# [STATED PROBLEM]
Print, exactly as written, every line from the first line of the records below through the line containing "ax.set_title('ViT 32 Loss", and nothing further.

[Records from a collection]
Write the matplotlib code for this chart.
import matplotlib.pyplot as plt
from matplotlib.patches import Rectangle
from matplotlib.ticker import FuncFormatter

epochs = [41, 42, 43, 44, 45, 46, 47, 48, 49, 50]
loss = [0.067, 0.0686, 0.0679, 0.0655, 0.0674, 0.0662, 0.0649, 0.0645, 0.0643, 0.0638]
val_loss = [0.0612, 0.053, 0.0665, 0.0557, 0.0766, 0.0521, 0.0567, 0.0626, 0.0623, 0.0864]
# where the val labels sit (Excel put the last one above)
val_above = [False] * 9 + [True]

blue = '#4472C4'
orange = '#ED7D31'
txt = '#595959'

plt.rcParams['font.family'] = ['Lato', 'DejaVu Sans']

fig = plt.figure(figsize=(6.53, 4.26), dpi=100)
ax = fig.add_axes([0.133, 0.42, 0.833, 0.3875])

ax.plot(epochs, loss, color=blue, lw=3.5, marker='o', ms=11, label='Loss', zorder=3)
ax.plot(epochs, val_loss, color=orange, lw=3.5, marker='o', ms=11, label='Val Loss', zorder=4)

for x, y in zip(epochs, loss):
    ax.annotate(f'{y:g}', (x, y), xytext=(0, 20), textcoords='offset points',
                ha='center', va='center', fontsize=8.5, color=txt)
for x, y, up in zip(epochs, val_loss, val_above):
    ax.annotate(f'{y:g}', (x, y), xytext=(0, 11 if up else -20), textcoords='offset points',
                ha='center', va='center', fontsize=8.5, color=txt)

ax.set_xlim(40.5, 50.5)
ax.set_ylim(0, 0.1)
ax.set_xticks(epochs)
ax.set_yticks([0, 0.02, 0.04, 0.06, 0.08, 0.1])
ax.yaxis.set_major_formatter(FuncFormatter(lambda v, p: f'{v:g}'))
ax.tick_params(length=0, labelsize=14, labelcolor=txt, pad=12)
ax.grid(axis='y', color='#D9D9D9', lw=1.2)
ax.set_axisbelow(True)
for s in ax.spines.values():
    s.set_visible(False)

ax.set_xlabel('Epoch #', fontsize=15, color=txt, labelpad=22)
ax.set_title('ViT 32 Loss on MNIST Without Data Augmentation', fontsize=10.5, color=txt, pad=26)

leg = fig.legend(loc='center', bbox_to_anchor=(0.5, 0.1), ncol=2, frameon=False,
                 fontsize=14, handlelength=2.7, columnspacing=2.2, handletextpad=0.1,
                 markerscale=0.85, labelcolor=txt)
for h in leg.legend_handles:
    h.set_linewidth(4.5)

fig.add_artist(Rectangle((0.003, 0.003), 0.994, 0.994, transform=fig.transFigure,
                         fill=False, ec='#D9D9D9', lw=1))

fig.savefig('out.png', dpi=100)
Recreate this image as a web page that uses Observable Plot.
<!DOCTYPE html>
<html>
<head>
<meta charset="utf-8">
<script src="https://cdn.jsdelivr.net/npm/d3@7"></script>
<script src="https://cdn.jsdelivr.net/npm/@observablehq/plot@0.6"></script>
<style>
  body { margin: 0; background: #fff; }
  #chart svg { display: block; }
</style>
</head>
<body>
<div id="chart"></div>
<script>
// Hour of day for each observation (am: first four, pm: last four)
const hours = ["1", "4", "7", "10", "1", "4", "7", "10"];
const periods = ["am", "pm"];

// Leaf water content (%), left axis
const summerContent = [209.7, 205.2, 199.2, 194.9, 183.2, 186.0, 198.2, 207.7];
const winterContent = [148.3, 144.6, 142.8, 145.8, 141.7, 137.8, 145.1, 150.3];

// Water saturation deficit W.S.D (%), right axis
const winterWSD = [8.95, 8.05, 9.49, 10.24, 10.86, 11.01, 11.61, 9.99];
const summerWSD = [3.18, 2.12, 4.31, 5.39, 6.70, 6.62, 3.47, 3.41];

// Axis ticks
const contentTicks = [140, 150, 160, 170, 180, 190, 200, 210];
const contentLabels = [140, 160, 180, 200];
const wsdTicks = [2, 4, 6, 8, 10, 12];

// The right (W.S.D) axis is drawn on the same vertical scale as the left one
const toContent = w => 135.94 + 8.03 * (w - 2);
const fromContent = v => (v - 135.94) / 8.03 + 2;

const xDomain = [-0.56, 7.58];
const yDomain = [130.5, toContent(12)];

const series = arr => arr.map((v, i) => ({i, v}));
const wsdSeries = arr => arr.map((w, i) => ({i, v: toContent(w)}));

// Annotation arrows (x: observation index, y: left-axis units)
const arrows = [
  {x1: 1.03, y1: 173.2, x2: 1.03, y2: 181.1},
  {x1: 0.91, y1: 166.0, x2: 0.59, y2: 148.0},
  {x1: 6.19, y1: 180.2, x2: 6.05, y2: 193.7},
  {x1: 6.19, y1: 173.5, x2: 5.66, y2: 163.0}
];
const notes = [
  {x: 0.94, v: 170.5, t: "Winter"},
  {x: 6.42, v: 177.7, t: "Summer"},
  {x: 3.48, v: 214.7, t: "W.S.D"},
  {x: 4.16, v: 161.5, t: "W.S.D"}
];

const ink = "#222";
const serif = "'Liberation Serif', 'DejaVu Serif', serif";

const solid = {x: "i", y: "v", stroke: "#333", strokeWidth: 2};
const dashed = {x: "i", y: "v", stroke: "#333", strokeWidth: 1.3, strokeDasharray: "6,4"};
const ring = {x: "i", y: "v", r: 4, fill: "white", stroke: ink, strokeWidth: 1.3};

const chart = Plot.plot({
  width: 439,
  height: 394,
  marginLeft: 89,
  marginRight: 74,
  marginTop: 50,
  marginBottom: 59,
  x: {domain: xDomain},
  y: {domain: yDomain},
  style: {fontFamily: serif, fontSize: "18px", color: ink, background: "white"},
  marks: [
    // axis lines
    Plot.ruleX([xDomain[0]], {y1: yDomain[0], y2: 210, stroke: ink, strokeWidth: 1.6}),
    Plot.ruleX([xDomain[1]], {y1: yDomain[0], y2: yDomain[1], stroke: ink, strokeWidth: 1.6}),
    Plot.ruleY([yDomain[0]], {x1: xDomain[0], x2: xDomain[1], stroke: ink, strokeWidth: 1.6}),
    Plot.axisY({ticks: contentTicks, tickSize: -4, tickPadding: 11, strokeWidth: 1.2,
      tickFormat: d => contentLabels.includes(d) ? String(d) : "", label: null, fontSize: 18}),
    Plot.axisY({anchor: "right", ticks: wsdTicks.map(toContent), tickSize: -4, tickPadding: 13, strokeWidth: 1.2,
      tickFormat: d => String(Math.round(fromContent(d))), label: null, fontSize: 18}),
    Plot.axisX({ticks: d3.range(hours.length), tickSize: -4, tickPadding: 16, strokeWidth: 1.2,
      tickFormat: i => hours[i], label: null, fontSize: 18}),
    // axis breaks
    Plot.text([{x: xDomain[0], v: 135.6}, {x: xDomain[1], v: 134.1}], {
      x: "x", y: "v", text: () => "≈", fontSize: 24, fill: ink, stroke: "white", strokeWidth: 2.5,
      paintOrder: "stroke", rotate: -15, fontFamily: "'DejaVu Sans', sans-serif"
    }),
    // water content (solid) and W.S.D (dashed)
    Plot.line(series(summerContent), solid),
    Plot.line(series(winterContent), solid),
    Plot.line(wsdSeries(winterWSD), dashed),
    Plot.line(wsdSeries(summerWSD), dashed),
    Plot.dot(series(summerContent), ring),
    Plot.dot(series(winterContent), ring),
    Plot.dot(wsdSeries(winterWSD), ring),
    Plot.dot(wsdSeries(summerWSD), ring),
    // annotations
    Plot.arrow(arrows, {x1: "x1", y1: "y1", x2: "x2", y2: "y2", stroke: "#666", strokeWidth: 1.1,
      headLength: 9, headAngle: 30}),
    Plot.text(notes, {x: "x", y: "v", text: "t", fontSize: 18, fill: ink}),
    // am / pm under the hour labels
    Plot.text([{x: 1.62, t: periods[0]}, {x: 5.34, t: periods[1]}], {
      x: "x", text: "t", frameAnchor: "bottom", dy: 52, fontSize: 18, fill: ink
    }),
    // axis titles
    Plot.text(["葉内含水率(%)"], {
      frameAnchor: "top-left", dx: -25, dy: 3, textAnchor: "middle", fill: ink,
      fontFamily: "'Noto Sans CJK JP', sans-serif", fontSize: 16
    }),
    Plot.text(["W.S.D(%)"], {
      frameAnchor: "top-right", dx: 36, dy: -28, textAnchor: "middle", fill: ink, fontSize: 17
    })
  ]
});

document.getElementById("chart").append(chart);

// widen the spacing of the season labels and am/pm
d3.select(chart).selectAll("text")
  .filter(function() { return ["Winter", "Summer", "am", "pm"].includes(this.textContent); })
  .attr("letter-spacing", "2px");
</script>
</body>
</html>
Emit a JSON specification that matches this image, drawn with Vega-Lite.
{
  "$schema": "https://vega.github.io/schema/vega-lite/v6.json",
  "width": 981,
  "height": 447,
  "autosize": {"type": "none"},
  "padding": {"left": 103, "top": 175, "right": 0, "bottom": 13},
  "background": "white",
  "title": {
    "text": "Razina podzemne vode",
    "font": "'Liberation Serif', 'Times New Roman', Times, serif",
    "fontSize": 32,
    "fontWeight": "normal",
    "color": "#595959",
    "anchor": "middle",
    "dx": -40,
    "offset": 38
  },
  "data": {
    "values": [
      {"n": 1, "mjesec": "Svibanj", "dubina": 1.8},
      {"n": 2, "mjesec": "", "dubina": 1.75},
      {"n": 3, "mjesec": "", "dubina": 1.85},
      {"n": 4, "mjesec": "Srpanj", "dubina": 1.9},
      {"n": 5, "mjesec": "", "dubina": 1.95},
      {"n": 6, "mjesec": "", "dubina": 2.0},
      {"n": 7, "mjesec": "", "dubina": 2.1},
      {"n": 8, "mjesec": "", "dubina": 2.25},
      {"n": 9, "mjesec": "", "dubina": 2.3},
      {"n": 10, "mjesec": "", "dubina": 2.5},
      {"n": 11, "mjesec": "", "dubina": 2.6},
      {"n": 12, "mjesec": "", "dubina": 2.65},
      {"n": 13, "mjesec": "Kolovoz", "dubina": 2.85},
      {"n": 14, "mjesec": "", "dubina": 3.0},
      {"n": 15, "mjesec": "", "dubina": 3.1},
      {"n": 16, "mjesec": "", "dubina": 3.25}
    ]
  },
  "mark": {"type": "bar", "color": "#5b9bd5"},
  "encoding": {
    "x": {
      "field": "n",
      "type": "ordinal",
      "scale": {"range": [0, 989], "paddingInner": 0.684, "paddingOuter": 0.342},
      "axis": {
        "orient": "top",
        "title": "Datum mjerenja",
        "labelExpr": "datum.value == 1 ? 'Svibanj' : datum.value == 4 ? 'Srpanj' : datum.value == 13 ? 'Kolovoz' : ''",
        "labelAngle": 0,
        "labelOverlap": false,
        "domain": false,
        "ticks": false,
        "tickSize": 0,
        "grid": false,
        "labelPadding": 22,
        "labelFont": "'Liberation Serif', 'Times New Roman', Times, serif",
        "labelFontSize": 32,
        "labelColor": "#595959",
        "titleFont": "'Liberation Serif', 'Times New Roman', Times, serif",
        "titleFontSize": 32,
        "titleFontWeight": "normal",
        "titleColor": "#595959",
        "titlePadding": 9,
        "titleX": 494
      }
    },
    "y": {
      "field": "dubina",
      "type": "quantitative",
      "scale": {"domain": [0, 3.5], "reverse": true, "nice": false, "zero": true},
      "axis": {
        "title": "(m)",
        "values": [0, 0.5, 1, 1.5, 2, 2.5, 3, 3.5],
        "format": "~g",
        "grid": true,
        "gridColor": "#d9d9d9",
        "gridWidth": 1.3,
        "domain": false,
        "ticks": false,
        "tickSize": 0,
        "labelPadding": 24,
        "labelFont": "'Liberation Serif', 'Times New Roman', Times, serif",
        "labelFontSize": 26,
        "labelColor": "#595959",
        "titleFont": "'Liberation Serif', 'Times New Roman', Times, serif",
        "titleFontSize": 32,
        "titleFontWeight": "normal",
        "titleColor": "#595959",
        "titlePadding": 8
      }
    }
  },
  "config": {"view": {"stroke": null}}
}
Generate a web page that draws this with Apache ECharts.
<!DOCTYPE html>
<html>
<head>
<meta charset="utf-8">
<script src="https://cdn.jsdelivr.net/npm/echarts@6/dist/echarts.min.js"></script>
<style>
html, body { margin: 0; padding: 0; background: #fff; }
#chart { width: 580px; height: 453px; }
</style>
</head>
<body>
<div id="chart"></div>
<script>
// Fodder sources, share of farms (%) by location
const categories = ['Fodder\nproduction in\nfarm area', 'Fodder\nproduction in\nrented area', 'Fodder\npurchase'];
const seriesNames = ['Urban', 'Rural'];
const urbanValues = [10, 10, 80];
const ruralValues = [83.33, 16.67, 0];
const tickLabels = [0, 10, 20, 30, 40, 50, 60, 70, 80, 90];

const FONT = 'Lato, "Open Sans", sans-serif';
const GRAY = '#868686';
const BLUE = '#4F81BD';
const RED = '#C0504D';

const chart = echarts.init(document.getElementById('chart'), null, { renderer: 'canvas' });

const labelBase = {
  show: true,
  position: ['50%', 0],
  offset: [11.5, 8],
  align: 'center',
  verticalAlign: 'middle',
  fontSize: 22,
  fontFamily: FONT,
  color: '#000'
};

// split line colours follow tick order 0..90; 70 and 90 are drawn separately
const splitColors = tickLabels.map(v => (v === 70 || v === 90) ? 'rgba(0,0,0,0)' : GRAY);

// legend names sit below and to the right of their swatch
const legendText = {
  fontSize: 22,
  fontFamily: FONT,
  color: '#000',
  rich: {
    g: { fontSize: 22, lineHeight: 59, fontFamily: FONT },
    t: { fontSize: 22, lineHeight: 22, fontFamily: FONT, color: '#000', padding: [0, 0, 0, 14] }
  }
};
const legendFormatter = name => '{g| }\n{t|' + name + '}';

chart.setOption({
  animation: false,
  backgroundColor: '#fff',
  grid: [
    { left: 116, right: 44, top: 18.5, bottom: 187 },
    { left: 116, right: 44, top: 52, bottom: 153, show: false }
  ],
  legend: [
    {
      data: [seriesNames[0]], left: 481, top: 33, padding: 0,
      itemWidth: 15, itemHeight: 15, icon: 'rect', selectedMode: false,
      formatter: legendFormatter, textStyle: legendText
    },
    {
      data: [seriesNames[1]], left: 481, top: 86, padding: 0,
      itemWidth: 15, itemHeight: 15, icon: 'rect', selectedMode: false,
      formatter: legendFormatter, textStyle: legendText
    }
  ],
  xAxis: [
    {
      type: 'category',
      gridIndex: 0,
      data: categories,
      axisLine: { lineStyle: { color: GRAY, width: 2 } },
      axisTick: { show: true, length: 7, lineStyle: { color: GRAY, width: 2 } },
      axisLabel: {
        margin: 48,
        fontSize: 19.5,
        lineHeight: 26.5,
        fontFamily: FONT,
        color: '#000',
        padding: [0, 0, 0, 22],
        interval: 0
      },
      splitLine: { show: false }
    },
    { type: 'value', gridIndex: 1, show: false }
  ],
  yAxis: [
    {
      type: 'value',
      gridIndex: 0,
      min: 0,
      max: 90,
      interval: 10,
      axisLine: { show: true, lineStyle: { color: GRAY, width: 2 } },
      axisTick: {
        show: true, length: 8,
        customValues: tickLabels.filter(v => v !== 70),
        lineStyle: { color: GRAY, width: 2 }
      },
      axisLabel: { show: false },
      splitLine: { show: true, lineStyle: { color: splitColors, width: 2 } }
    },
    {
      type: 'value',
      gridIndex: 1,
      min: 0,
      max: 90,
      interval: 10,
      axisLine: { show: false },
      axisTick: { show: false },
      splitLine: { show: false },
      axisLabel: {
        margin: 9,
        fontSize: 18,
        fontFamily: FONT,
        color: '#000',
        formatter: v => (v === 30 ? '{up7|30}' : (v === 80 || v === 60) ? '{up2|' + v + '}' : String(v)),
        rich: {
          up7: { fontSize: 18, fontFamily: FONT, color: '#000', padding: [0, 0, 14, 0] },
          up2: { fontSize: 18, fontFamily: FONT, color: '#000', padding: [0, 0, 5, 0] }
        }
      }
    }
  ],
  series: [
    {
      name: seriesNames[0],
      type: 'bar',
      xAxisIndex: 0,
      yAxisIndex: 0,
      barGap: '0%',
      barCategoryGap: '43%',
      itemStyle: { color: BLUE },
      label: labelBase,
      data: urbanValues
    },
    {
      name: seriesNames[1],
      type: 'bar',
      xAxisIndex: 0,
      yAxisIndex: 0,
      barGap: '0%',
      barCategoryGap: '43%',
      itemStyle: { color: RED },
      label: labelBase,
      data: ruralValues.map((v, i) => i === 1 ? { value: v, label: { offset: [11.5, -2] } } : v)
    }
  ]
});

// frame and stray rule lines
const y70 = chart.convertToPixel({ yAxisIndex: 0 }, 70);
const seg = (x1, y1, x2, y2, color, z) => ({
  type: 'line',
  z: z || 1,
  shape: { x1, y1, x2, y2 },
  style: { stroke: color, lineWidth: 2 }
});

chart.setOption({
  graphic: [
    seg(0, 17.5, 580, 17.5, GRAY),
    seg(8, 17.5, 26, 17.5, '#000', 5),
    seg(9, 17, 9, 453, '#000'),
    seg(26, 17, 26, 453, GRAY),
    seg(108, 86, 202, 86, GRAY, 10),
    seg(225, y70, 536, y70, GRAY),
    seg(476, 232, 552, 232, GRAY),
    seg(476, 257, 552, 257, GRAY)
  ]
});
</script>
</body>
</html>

# [ANSWER TO THIS EXERCISE]
Write the matplotlib code for this chart.
import matplotlib.pyplot as plt
from matplotlib.patches import Rectangle
from matplotlib.ticker import FuncFormatter

epochs = [41, 42, 43, 44, 45, 46, 47, 48, 49, 50]
loss = [0.067, 0.0686, 0.0679, 0.0655, 0.0674, 0.0662, 0.0649, 0.0645, 0.0643, 0.0638]
val_loss = [0.0612, 0.053, 0.0665, 0.0557, 0.0766, 0.0521, 0.0567, 0.0626, 0.0623, 0.0864]
# where the val labels sit (Excel put the last one above)
val_above = [False] * 9 + [True]

blue = '#4472C4'
orange = '#ED7D31'
txt = '#595959'

plt.rcParams['font.family'] = ['Lato', 'DejaVu Sans']

fig = plt.figure(figsize=(6.53, 4.26), dpi=100)
ax = fig.add_axes([0.133, 0.42, 0.833, 0.3875])

ax.plot(epochs, loss, color=blue, lw=3.5, marker='o', ms=11, label='Loss', zorder=3)
ax.plot(epochs, val_loss, color=orange, lw=3.5, marker='o', ms=11, label='Val Loss', zorder=4)

for x, y in zip(epochs, loss):
    ax.annotate(f'{y:g}', (x, y), xytext=(0, 20), textcoords='offset points',
                ha='center', va='center', fontsize=8.5, color=txt)
for x, y, up in zip(epochs, val_loss, val_above):
    ax.annotate(f'{y:g}', (x, y), xytext=(0, 11 if up else -20), textcoords='offset points',
                ha='center', va='center', fontsize=8.5, color=txt)

ax.set_xlim(40.5, 50.5)
ax.set_ylim(0, 0.1)
ax.set_xticks(epochs)
ax.set_yticks([0, 0.02, 0.04, 0.06, 0.08, 0.1])
ax.yaxis.set_major_formatter(FuncFormatter(lambda v, p: f'{v:g}'))
ax.tick_params(length=0, labelsize=14, labelcolor=txt, pad=12)
ax.grid(axis='y', color='#D9D9D9', lw=1.2)
ax.set_axisbelow(True)
for s in ax.spines.values():
    s.set_visible(False)

ax.set_xlabel('Epoch #', fontsize=15, color=txt, labelpad=22)
ax.set_title('ViT 32 Loss on MNIST Without Data Augmentation', fontsize=10.5, color=txt, pad=26)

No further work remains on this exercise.